> _Stated goal_: Omit pictures and quote the listing below line by line, from its start through the line that holds "const yTicks = [2.5, 0, -2.5, -5, -7.5];".

> _Supplied information_:

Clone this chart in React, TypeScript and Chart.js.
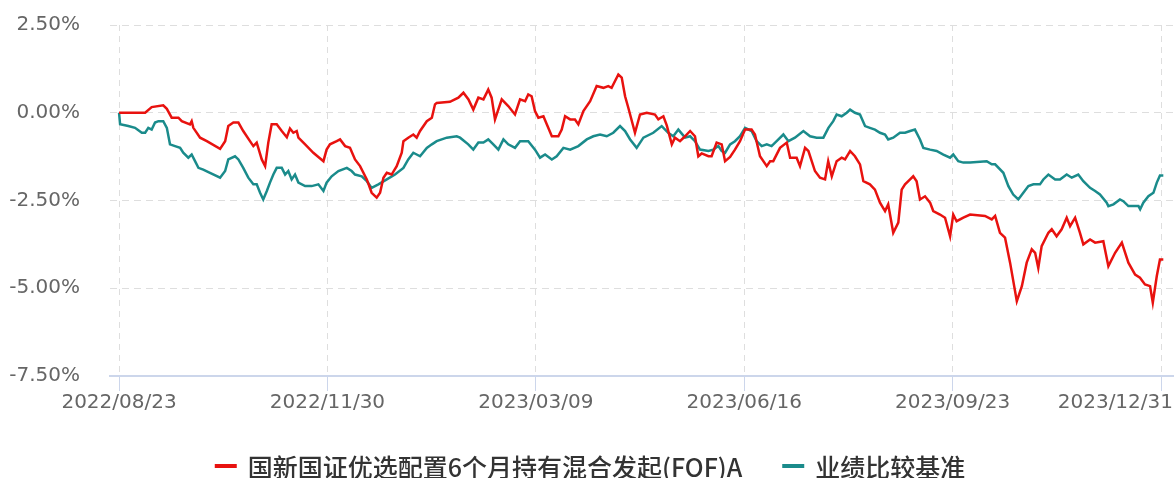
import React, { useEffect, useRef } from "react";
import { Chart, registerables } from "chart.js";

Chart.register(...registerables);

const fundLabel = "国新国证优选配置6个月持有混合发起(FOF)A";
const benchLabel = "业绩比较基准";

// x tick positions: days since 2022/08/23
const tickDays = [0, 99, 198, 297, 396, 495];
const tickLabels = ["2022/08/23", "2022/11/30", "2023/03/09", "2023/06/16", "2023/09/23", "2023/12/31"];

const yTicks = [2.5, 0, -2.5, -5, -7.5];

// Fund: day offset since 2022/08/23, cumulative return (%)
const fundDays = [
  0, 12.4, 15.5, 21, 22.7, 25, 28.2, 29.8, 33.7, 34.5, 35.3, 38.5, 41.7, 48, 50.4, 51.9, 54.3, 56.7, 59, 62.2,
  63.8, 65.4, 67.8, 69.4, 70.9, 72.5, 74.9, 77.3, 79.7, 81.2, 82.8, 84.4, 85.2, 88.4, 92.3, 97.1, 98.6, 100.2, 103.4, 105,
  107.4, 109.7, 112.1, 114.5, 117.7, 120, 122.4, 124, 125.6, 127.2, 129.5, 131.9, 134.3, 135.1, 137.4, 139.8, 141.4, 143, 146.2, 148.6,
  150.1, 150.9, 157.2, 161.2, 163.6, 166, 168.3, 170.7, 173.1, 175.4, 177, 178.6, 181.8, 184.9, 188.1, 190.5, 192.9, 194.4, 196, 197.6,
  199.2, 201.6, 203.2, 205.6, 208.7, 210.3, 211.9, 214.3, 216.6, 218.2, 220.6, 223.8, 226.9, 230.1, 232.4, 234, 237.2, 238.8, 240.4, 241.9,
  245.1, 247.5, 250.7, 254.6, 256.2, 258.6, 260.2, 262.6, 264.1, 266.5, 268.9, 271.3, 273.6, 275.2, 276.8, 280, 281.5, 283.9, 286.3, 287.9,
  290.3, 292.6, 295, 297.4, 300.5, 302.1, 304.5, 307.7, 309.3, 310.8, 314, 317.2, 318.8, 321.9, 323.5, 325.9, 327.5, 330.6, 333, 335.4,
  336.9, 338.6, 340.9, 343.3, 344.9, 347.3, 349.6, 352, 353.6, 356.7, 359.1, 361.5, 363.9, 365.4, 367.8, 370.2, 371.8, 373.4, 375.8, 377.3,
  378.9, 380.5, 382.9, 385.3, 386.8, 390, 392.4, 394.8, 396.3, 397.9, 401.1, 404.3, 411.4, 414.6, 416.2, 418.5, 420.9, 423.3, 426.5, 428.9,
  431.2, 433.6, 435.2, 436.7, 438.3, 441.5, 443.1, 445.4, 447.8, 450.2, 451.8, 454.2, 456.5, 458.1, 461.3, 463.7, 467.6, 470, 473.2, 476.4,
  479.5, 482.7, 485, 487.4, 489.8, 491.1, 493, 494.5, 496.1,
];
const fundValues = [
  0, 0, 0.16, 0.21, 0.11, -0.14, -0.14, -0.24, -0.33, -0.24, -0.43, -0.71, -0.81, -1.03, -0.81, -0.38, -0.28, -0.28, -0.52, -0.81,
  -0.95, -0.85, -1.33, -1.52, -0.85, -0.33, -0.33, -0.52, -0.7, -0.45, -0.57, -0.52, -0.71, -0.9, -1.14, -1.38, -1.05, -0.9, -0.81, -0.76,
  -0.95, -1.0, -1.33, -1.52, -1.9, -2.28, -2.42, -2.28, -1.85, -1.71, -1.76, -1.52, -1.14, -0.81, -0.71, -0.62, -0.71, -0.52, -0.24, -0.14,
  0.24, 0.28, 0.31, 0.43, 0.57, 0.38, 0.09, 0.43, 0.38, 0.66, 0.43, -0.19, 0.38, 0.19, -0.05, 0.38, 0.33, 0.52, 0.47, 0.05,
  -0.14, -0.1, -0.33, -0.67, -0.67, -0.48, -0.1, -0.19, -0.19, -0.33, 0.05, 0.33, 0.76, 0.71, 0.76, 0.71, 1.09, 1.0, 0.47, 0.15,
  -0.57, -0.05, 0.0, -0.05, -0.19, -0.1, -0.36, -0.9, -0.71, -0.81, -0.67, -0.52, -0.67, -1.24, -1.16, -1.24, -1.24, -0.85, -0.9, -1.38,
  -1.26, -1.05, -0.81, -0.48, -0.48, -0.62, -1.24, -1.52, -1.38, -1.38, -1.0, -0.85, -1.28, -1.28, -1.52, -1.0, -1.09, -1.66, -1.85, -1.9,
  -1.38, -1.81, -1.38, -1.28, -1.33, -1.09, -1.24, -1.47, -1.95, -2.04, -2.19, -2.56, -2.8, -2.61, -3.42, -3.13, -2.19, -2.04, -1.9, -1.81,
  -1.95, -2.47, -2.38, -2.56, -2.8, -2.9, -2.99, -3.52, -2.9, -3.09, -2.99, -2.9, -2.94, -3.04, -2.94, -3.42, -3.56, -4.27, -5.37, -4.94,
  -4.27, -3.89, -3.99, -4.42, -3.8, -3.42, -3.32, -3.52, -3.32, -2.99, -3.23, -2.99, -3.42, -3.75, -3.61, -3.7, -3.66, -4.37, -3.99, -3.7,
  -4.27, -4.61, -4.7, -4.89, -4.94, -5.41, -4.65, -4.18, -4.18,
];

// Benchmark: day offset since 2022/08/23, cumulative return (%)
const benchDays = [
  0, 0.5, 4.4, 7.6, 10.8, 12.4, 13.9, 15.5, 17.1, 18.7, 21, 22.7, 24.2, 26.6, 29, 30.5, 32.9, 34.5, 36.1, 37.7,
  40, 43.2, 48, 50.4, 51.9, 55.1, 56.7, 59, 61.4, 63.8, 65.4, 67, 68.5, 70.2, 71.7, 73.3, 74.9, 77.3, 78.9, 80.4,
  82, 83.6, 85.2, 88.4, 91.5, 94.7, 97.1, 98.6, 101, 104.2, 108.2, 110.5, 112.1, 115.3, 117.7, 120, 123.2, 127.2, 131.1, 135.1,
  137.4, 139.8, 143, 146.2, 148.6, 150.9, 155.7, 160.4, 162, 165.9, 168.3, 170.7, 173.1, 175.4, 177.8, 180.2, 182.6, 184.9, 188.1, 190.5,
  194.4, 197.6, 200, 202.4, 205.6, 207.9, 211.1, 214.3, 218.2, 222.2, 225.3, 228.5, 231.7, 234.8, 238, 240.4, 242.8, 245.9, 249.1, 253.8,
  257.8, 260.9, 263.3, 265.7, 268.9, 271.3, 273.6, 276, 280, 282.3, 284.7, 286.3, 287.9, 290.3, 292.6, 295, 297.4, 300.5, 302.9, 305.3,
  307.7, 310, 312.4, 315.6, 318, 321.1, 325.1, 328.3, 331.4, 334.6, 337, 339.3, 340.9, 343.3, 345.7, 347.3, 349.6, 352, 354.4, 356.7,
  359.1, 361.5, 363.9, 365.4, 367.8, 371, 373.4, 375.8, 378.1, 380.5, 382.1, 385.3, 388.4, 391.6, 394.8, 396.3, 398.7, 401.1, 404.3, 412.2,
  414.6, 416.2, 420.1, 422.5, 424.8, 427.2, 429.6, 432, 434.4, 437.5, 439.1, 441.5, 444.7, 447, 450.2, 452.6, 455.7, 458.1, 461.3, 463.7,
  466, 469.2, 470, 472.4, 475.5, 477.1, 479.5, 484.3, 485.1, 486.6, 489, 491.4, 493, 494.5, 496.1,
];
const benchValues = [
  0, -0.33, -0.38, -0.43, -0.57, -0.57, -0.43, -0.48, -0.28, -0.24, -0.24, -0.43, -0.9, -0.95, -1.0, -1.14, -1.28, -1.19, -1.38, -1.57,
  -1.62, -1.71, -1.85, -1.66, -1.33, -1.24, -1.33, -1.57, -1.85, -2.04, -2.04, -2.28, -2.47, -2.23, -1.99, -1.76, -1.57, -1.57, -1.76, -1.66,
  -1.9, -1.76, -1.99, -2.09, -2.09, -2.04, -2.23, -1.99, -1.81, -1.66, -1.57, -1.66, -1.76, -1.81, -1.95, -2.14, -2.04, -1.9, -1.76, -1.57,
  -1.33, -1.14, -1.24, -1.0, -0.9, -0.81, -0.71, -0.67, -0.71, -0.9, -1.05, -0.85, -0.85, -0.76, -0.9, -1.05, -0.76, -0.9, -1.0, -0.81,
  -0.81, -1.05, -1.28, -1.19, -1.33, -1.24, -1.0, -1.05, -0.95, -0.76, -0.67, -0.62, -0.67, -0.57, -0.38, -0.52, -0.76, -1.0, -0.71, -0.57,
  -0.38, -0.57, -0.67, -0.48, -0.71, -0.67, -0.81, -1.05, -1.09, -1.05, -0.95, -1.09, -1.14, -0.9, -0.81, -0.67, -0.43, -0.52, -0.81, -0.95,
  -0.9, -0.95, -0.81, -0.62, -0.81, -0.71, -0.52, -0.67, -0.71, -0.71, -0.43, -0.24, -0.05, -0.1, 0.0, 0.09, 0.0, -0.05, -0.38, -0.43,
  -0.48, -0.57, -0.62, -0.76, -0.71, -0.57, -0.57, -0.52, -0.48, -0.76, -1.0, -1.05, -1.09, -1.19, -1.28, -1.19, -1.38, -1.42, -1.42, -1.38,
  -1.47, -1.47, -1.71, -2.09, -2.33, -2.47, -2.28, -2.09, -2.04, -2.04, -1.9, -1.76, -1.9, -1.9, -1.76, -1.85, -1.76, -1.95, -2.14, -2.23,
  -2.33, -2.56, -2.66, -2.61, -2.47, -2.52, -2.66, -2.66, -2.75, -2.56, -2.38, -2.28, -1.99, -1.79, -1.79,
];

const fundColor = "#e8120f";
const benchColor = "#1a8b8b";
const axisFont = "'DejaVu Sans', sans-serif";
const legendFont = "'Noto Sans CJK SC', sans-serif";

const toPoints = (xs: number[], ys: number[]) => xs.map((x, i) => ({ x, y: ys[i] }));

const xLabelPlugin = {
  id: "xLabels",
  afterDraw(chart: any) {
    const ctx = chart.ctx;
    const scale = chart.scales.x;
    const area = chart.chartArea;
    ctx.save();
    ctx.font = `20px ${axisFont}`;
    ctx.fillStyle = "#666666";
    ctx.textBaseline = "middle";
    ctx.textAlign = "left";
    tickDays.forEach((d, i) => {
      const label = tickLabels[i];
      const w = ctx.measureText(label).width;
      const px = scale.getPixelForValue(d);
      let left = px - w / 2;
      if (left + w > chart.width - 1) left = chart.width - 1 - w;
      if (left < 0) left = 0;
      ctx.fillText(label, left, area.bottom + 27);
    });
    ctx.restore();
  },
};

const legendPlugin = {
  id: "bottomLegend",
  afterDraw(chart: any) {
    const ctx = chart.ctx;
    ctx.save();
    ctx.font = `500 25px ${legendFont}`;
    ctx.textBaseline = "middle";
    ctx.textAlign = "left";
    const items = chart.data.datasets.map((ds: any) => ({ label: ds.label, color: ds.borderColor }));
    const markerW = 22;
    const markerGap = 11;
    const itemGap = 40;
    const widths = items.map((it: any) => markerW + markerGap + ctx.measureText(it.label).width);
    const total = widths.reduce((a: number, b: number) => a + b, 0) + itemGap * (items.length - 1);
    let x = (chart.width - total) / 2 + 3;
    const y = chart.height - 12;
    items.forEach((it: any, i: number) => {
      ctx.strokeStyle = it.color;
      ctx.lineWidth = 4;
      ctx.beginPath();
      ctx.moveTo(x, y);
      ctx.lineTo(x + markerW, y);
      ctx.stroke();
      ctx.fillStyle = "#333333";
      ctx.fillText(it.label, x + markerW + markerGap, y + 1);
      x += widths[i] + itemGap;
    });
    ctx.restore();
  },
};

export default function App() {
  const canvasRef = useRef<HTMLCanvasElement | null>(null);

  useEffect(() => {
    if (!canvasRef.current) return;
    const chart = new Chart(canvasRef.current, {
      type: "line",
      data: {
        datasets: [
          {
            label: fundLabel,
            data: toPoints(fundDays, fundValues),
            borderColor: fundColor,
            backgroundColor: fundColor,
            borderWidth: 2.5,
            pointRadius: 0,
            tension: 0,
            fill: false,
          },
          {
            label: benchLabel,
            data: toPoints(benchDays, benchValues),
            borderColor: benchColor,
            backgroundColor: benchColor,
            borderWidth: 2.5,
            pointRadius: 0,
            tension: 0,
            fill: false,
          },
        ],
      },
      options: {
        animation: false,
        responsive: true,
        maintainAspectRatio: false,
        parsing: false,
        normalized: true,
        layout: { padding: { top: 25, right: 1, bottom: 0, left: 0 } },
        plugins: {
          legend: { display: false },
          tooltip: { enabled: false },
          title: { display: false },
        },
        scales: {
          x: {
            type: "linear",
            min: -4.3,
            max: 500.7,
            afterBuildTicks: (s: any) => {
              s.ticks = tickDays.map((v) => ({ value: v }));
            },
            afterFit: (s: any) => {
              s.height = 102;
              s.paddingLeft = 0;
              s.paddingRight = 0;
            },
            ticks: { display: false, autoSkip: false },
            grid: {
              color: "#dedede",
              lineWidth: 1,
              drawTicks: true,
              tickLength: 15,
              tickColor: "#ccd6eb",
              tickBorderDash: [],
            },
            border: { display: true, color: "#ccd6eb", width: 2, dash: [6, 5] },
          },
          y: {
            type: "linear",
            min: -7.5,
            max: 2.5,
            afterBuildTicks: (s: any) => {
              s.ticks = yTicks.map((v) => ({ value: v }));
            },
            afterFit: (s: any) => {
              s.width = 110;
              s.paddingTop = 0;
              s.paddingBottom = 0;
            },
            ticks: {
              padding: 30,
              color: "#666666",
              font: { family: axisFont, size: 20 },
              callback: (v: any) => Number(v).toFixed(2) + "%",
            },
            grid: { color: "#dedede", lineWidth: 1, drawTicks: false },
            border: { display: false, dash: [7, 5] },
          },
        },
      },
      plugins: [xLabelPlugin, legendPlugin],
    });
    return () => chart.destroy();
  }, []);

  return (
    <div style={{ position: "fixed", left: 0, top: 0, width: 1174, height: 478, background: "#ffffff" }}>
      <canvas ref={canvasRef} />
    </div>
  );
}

> _Result of the task_:
Clone this chart in React, TypeScript and Chart.js.
import React, { useEffect, useRef } from "react";
import { Chart, registerables } from "chart.js";

Chart.register(...registerables);

const fundLabel = "国新国证优选配置6个月持有混合发起(FOF)A";
const benchLabel = "业绩比较基准";

// x tick positions: days since 2022/08/23
const tickDays = [0, 99, 198, 297, 396, 495];
const tickLabels = ["2022/08/23", "2022/11/30", "2023/03/09", "2023/06/16", "2023/09/23", "2023/12/31"];

const yTicks = [2.5, 0, -2.5, -5, -7.5];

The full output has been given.